» DESCRIPTION OF THE TASK: Restate the material word for word and leave out anything that is a picture.

» DATA LINES:
----

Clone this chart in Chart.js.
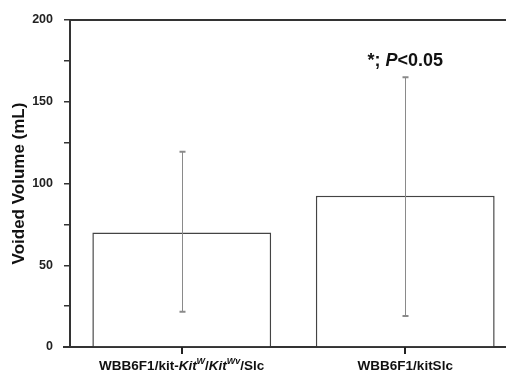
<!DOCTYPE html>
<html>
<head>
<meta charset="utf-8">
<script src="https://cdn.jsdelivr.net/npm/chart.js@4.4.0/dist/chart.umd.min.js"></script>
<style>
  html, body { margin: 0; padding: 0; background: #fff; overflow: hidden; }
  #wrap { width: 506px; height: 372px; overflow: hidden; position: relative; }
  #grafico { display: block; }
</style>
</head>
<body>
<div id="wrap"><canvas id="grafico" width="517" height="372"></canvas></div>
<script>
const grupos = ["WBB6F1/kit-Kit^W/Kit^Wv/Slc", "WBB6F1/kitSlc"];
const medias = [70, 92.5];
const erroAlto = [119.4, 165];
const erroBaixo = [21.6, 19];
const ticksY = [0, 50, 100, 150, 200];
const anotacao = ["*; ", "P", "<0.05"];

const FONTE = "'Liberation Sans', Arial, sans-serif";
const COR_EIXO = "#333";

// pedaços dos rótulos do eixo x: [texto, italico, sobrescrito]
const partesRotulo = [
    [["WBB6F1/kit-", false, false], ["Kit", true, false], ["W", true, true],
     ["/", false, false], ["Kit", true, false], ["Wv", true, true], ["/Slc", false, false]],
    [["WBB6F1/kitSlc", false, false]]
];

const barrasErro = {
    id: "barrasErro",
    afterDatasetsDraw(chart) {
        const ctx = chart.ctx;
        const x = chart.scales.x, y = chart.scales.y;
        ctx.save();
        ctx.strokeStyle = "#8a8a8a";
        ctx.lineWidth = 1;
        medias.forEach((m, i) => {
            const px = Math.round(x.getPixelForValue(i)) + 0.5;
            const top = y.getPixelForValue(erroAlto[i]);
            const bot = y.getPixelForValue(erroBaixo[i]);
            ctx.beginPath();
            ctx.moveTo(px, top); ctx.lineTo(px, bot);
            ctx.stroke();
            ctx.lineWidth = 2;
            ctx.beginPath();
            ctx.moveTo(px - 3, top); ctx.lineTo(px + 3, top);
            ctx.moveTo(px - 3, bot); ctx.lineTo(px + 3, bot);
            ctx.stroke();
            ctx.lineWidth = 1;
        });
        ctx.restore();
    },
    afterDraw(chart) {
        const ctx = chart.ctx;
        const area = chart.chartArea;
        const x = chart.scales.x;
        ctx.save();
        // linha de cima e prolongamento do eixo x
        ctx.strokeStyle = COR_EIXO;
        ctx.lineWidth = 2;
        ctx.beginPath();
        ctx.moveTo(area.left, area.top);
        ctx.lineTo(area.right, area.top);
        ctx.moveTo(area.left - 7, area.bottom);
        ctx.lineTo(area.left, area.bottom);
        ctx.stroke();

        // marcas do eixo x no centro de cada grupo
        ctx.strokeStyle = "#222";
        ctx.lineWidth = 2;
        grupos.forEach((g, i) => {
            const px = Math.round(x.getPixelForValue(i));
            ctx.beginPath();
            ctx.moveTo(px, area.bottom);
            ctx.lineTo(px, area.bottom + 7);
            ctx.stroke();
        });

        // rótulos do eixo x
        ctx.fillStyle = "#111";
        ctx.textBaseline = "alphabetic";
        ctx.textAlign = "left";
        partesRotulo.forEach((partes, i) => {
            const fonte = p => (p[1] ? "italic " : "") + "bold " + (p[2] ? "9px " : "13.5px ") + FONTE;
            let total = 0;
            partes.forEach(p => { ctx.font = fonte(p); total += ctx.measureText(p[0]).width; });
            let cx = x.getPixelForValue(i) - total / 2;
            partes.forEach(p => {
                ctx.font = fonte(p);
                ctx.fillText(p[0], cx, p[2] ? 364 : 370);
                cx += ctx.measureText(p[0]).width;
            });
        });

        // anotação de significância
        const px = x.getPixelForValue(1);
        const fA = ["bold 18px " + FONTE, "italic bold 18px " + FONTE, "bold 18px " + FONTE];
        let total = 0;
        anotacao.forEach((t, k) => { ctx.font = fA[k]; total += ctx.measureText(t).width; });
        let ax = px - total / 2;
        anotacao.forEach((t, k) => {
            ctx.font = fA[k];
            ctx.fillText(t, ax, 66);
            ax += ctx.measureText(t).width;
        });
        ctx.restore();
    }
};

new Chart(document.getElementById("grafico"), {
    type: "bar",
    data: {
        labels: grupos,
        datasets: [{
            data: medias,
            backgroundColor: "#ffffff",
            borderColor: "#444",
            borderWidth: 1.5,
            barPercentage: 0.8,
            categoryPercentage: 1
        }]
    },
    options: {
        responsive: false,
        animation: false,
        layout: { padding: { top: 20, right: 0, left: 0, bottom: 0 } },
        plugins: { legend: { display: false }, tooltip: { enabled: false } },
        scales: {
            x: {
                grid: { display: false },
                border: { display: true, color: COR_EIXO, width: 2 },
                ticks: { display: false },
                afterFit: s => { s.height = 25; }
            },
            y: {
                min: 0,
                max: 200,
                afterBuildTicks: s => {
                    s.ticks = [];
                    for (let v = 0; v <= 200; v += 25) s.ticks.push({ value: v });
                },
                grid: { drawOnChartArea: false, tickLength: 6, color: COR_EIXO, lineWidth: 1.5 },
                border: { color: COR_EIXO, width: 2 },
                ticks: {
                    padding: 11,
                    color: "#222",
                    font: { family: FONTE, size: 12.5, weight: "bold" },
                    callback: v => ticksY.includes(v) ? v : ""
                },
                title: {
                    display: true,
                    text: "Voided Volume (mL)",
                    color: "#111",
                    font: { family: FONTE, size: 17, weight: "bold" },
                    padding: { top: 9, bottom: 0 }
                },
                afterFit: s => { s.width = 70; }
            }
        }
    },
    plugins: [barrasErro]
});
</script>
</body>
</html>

----

» OUTPUT OF THE EXERCISE:
Clone this chart in Chart.js.
<!DOCTYPE html>
<html>
<head>
<meta charset="utf-8">
<script src="https://cdn.jsdelivr.net/npm/chart.js@4.4.0/dist/chart.umd.min.js"></script>
<style>
  html, body { margin: 0; padding: 0; background: #fff; overflow: hidden; }
  #wrap { width: 506px; height: 372px; overflow: hidden; position: relative; }
  #grafico { display: block; }
</style>
</head>
<body>
<div id="wrap"><canvas id="grafico" width="517" height="372"></canvas></div>
<script>
const grupos = ["WBB6F1/kit-Kit^W/Kit^Wv/Slc", "WBB6F1/kitSlc"];
const medias = [70, 92.5];
const erroAlto = [119.4, 165];
const erroBaixo = [21.6, 19];
const ticksY = [0, 50, 100, 150, 200];
const anotacao = ["*; ", "P", "<0.05"];

const FONTE = "'Liberation Sans', Arial, sans-serif";
const COR_EIXO = "#333";

// pedaços dos rótulos do eixo x: [texto, italico, sobrescrito]
const partesRotulo = [
    [["WBB6F1/kit-", false, false], ["Kit", true, false], ["W", true, true],
     ["/", false, false], ["Kit", true, false], ["Wv", true, true], ["/Slc", false, false]],
    [["WBB6F1/kitSlc", false, false]]
];

const barrasErro = {
    id: "barrasErro",
    afterDatasetsDraw(chart) {
        const ctx = chart.ctx;
        const x = chart.scales.x, y = chart.scales.y;
        ctx.save();
        ctx.strokeStyle = "#8a8a8a";
        ctx.lineWidth = 1;
        medias.forEach((m, i) => {
            const px = Math.round(x.getPixelForValue(i)) + 0.5;
            const top = y.getPixelForValue(erroAlto[i]);
            const bot = y.getPixelForValue(erroBaixo[i]);
            ctx.beginPath();
            ctx.moveTo(px, top); ctx.lineTo(px, bot);
            ctx.stroke();
            ctx.lineWidth = 2;
            ctx.beginPath();
            ctx.moveTo(px - 3, top); ctx.lineTo(px + 3, top);
            ctx.moveTo(px - 3, bot); ctx.lineTo(px + 3, bot);
            ctx.stroke();
            ctx.lineWidth = 1;
        });
        ctx.restore();
    },
    afterDraw(chart) {
        const ctx = chart.ctx;
        const area = chart.chartArea;
        const x = chart.scales.x;
        ctx.save();
        // linha de cima e prolongamento do eixo x
        ctx.strokeStyle = COR_EIXO;
        ctx.lineWidth = 2;
        ctx.beginPath();
        ctx.moveTo(area.left, area.top);
        ctx.lineTo(area.right, area.top);
        ctx.moveTo(area.left - 7, area.bottom);
        ctx.lineTo(area.left, area.bottom);
        ctx.stroke();

        // marcas do eixo x no centro de cada grupo
        ctx.strokeStyle = "#222";
        ctx.lineWidth = 2;
        grupos.forEach((g, i) => {
            const px = Math.round(x.getPixelForValue(i));
            ctx.beginPath();
            ctx.moveTo(px, area.bottom);
            ctx.lineTo(px, area.bottom + 7);
            ctx.stroke();
        });

        // rótulos do eixo x
        ctx.fillStyle = "#111";
        ctx.textBaseline = "alphabetic";
        ctx.textAlign = "left";
        partesRotulo.forEach((partes, i) => {
            const fonte = p => (p[1] ? "italic " : "") + "bold " + (p[2] ? "9px " : "13.5px ") + FONTE;
            let total = 0;
            partes.forEach(p => { ctx.font = fonte(p); total += ctx.measureText(p[0]).width; });
            let cx = x.getPixelForValue(i) - total / 2;
            partes.forEach(p => {
                ctx.font = fonte(p);
                ctx.fillText(p[0], cx, p[2] ? 364 : 370);
                cx += ctx.measureText(p[0]).width;
            });
        });

        // anotação de significância
        const px = x.getPixelForValue(1);
        const fA = ["bold 18px " + FONTE, "italic bold 18px " + FONTE, "bold 18px " + FONTE];
        let total = 0;
        anotacao.forEach((t, k) => { ctx.font = fA[k]; total += ctx.measureText(t).width; });
        let ax = px - total / 2;
        anotacao.forEach((t, k) => {
            ctx.font = fA[k];
            ctx.fillText(t, ax, 66);
            ax += ctx.measureText(t).width;
        });
        ctx.restore();
    }
};

new Chart(document.getElementById("grafico"), {
    type: "bar",
    data: {
        labels: grupos,
        datasets: [{
            data: medias,
            backgroundColor: "#ffffff",
            borderColor: "#444",
            borderWidth: 1.5,
            barPercentage: 0.8,
            categoryPercentage: 1
        }]
    },
    options: {
        responsive: false,
        animation: false,
        layout: { padding: { top: 20, right: 0, left: 0, bottom: 0 } },
        plugins: { legend: { display: false }, tooltip: { enabled: false } },
        scales: {
            x: {
                grid: { display: false },
                border: { display: true, color: COR_EIXO, width: 2 },
                ticks: { display: false },
                afterFit: s => { s.height = 25; }
            },
            y: {
                min: 0,
                max: 200,
                afterBuildTicks: s => {
                    s.ticks = [];
                    for (let v = 0; v <= 200; v += 25) s.ticks.push({ value: v });
                },
                grid: { drawOnChartArea: false, tickLength: 6, color: COR_EIXO, lineWidth: 1.5 },
                border: { color: COR_EIXO, width: 2 },
                ticks: {
                    padding: 11,
                    color: "#222",
                    font: { family: FONTE, size: 12.5, weight: "bold" },
                    callback: v => ticksY.includes(v) ? v : ""
                },
                title: {
                    display: true,
                    text: "Voided Volume (mL)",
                    color: "#111",
                    font: { family: FONTE, size: 17, weight: "bold" },
                    padding: { top: 9, bottom: 0 }
                },
                afterFit: s => { s.width = 70; }
            }
        }
    },
    plugins: [barrasErro]
});
</script>
</body>
</html>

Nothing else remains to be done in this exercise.